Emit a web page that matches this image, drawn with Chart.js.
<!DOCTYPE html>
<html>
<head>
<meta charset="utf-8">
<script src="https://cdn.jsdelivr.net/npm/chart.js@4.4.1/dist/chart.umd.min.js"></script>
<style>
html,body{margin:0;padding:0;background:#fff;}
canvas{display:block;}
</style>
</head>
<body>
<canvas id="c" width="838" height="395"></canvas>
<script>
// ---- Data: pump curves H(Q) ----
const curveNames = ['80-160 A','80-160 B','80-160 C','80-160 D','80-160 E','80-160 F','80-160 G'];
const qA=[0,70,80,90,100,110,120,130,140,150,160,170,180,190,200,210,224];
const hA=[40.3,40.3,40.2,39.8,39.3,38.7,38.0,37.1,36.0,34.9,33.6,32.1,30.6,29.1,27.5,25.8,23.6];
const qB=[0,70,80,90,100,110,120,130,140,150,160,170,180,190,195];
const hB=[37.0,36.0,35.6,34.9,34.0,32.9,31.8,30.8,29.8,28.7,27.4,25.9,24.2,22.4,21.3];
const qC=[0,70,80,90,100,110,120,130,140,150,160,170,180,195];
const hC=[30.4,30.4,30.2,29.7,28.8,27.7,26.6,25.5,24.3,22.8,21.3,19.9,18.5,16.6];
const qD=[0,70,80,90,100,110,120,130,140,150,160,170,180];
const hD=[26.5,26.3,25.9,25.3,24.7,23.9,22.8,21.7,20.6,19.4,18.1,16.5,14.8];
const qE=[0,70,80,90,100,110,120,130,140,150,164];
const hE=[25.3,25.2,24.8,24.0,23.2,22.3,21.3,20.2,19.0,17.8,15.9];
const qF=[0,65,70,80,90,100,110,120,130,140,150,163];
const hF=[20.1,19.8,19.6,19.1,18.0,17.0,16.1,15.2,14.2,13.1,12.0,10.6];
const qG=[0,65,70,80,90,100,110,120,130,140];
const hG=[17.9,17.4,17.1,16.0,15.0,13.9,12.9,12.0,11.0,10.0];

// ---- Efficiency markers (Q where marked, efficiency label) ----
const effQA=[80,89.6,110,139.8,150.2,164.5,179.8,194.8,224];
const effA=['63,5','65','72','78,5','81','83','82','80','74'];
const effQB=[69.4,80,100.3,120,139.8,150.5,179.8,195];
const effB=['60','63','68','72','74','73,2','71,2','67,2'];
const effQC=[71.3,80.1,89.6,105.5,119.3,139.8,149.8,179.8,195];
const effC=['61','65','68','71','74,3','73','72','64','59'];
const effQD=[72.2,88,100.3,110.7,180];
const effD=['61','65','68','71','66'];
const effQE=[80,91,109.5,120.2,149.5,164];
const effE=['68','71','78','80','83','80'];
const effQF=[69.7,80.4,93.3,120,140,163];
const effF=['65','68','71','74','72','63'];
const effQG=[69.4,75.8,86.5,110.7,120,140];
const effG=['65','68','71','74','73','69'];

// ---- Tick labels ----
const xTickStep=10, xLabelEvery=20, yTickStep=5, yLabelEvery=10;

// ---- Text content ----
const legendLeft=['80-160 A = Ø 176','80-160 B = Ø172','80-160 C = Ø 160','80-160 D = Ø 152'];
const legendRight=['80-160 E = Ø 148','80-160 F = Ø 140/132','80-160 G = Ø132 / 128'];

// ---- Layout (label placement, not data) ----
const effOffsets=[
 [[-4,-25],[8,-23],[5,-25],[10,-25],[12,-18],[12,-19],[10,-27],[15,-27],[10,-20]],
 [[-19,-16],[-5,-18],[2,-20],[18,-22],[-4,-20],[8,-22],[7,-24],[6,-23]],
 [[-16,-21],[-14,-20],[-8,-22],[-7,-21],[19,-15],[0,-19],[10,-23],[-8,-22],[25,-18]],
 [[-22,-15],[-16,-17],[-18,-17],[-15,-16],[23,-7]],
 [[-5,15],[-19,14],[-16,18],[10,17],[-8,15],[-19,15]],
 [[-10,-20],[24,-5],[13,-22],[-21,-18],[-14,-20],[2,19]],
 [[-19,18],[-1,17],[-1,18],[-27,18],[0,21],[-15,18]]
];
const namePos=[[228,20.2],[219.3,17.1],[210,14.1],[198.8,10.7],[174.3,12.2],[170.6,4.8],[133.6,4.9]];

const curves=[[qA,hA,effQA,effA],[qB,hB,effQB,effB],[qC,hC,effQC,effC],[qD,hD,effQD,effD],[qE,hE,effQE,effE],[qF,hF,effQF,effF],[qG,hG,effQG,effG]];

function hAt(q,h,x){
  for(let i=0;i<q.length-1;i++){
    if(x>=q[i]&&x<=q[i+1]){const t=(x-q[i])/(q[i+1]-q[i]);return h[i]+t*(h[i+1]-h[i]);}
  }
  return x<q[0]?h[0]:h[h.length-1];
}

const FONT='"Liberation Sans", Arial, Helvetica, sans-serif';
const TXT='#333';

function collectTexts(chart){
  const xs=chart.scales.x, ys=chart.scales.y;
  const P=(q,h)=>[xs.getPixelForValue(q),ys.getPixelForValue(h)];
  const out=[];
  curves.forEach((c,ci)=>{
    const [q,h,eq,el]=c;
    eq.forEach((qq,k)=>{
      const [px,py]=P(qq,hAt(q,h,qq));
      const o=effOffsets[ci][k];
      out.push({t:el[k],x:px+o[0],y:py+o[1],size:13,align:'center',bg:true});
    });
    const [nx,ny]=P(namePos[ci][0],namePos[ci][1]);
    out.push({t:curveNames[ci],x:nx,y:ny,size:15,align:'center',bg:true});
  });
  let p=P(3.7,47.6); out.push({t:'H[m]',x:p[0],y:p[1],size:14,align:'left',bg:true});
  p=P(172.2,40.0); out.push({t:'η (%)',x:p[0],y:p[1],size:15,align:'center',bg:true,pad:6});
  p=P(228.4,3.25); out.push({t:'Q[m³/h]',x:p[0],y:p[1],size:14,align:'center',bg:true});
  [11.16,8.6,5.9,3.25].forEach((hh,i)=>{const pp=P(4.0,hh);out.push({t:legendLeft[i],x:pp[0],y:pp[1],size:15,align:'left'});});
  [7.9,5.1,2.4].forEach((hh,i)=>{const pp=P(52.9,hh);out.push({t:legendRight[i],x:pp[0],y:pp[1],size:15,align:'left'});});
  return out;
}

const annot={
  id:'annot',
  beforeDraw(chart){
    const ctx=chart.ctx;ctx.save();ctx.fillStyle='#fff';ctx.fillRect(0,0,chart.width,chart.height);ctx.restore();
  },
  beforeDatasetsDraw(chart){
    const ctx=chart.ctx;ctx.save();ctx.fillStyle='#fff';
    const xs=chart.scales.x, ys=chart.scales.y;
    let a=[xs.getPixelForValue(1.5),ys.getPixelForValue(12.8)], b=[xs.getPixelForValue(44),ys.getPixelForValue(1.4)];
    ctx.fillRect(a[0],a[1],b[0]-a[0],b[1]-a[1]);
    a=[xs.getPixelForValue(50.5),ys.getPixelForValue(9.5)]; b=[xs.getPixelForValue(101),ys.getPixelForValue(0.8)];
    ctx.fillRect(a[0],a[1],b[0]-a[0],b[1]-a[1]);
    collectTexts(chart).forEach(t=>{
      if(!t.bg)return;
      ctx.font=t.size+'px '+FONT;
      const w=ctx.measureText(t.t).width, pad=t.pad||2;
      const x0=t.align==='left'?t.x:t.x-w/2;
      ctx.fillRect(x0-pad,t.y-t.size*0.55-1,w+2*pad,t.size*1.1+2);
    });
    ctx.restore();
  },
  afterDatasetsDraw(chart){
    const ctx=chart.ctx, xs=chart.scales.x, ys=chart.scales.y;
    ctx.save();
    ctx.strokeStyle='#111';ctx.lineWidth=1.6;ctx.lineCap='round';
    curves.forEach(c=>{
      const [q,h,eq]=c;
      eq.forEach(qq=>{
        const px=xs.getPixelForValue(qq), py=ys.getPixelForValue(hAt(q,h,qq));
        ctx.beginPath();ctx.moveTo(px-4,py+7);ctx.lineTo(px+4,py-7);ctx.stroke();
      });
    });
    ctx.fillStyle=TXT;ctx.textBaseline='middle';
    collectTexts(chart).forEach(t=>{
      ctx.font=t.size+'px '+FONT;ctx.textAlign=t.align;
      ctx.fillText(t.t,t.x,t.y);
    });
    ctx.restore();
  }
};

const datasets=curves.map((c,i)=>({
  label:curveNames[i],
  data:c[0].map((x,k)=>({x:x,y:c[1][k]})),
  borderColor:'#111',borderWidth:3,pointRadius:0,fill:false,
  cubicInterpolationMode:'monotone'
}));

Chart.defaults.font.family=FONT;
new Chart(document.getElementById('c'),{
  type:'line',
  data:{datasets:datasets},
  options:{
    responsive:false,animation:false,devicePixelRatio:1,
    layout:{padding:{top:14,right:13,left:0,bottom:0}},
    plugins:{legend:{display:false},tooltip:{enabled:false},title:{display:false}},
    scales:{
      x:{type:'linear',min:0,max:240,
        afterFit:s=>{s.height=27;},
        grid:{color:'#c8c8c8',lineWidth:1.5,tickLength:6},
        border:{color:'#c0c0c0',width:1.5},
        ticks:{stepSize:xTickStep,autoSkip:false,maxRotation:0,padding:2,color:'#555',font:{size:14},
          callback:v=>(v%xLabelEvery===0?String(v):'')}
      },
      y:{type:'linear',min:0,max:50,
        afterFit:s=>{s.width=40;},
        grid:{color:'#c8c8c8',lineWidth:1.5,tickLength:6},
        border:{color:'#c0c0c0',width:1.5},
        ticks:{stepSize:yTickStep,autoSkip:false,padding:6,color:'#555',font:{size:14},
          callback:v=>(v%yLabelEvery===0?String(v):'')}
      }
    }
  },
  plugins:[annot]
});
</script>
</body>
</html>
::::
WHAT NEEDS TO BE DONE:
Using the data above, restate word for word the lines from its opening line through the line that contains "const hG=[17.9,17.4,17.1,16.0,15.0,13.9,12.9,12.0,11.0,10.0];", and no more.

SOLUTION BELOW:
Emit a web page that matches this image, drawn with Chart.js.
<!DOCTYPE html>
<html>
<head>
<meta charset="utf-8">
<script src="https://cdn.jsdelivr.net/npm/chart.js@4.4.1/dist/chart.umd.min.js"></script>
<style>
html,body{margin:0;padding:0;background:#fff;}
canvas{display:block;}
</style>
</head>
<body>
<canvas id="c" width="838" height="395"></canvas>
<script>
// ---- Data: pump curves H(Q) ----
const curveNames = ['80-160 A','80-160 B','80-160 C','80-160 D','80-160 E','80-160 F','80-160 G'];
const qA=[0,70,80,90,100,110,120,130,140,150,160,170,180,190,200,210,224];
const hA=[40.3,40.3,40.2,39.8,39.3,38.7,38.0,37.1,36.0,34.9,33.6,32.1,30.6,29.1,27.5,25.8,23.6];
const qB=[0,70,80,90,100,110,120,130,140,150,160,170,180,190,195];
const hB=[37.0,36.0,35.6,34.9,34.0,32.9,31.8,30.8,29.8,28.7,27.4,25.9,24.2,22.4,21.3];
const qC=[0,70,80,90,100,110,120,130,140,150,160,170,180,195];
const hC=[30.4,30.4,30.2,29.7,28.8,27.7,26.6,25.5,24.3,22.8,21.3,19.9,18.5,16.6];
const qD=[0,70,80,90,100,110,120,130,140,150,160,170,180];
const hD=[26.5,26.3,25.9,25.3,24.7,23.9,22.8,21.7,20.6,19.4,18.1,16.5,14.8];
const qE=[0,70,80,90,100,110,120,130,140,150,164];
const hE=[25.3,25.2,24.8,24.0,23.2,22.3,21.3,20.2,19.0,17.8,15.9];
const qF=[0,65,70,80,90,100,110,120,130,140,150,163];
const hF=[20.1,19.8,19.6,19.1,18.0,17.0,16.1,15.2,14.2,13.1,12.0,10.6];
const qG=[0,65,70,80,90,100,110,120,130,140];
const hG=[17.9,17.4,17.1,16.0,15.0,13.9,12.9,12.0,11.0,10.0];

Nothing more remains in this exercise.